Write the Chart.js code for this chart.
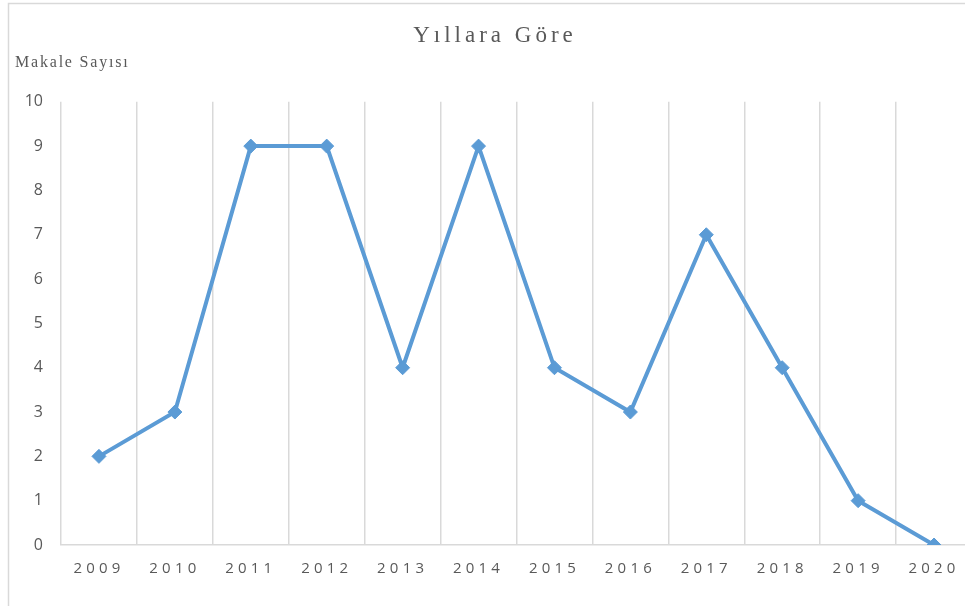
-.-.-
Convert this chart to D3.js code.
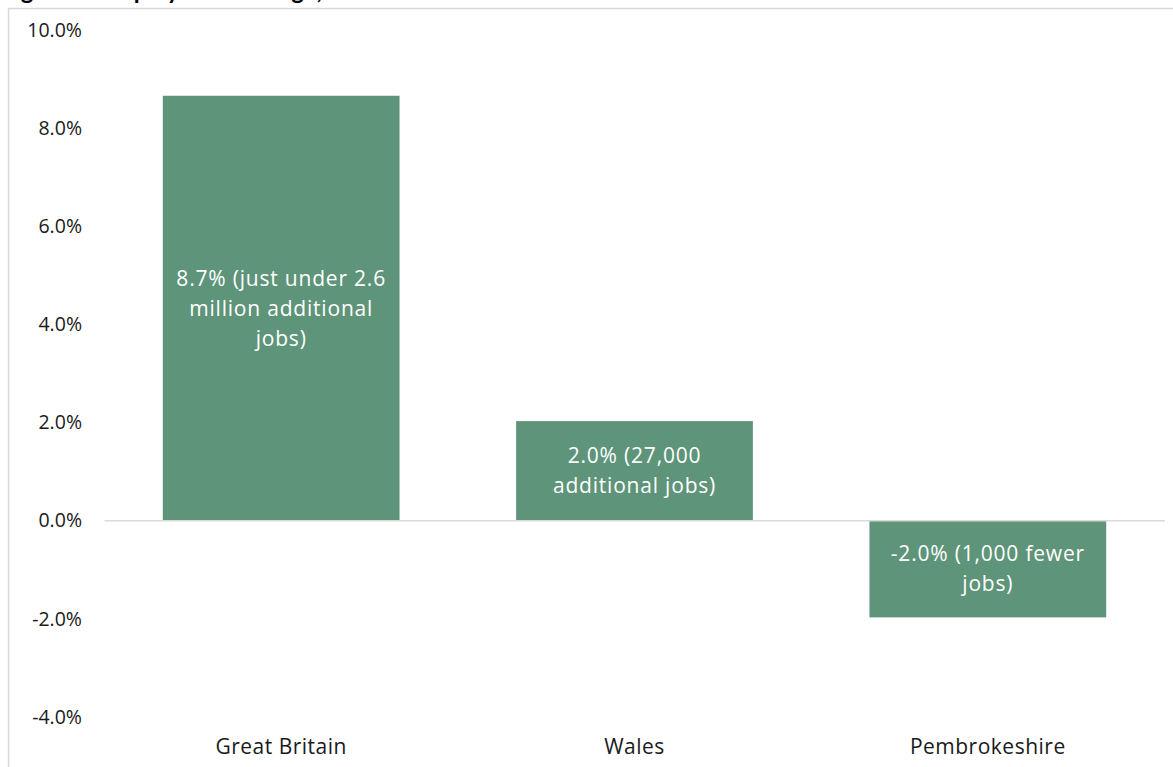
-.-.-
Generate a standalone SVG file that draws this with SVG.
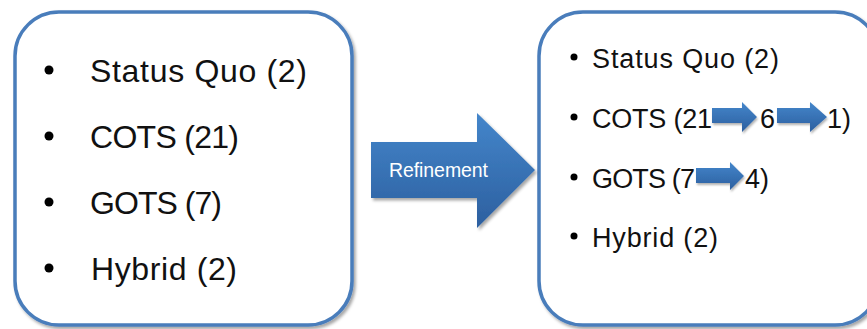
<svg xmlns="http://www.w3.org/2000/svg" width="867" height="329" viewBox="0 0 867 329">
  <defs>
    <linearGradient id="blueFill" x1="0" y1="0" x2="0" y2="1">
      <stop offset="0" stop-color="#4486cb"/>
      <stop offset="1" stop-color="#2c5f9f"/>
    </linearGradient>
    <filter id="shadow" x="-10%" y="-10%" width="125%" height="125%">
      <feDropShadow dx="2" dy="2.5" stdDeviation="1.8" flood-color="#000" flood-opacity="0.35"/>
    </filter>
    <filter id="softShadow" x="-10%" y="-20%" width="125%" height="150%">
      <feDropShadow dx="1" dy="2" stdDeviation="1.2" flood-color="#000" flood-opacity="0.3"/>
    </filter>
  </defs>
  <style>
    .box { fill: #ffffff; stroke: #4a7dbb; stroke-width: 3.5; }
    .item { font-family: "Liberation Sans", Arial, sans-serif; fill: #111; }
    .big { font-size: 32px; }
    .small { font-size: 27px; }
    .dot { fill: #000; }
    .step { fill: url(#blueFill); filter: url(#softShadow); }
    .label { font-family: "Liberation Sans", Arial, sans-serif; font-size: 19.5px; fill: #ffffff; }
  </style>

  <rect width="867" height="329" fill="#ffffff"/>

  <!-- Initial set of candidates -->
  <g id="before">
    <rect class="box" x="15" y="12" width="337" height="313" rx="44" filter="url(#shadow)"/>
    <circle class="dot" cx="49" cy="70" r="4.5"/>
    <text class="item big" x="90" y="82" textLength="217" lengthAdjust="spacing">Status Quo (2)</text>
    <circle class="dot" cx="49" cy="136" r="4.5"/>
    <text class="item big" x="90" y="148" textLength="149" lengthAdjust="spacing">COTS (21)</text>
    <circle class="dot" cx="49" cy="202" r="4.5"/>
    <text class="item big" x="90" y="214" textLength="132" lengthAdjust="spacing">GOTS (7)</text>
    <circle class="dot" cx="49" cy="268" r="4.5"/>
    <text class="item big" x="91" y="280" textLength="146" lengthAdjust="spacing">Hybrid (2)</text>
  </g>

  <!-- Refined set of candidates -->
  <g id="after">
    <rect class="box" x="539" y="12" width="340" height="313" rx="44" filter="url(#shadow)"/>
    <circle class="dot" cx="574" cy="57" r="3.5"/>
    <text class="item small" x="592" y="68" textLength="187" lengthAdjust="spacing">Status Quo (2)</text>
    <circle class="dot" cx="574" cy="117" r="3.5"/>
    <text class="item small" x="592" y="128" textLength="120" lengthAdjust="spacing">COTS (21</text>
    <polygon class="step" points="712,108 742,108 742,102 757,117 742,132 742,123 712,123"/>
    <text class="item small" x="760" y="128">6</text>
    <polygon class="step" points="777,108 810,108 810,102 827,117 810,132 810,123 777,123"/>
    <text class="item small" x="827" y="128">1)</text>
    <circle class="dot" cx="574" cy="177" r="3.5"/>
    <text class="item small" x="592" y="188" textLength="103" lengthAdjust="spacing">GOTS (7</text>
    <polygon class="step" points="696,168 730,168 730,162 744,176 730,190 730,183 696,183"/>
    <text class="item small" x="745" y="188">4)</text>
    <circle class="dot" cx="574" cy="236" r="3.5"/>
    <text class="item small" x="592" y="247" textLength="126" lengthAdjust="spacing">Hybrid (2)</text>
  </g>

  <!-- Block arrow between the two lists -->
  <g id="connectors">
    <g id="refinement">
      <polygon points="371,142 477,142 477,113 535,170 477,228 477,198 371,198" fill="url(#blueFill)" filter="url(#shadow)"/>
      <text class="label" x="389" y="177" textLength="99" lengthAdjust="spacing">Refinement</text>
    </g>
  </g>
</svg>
-.-.-
=== What you are asked to do ===
Return each line where "chart" shows up.

=== Result ===
Write the Chart.js code for this chart.
Convert this chart to D3.js code.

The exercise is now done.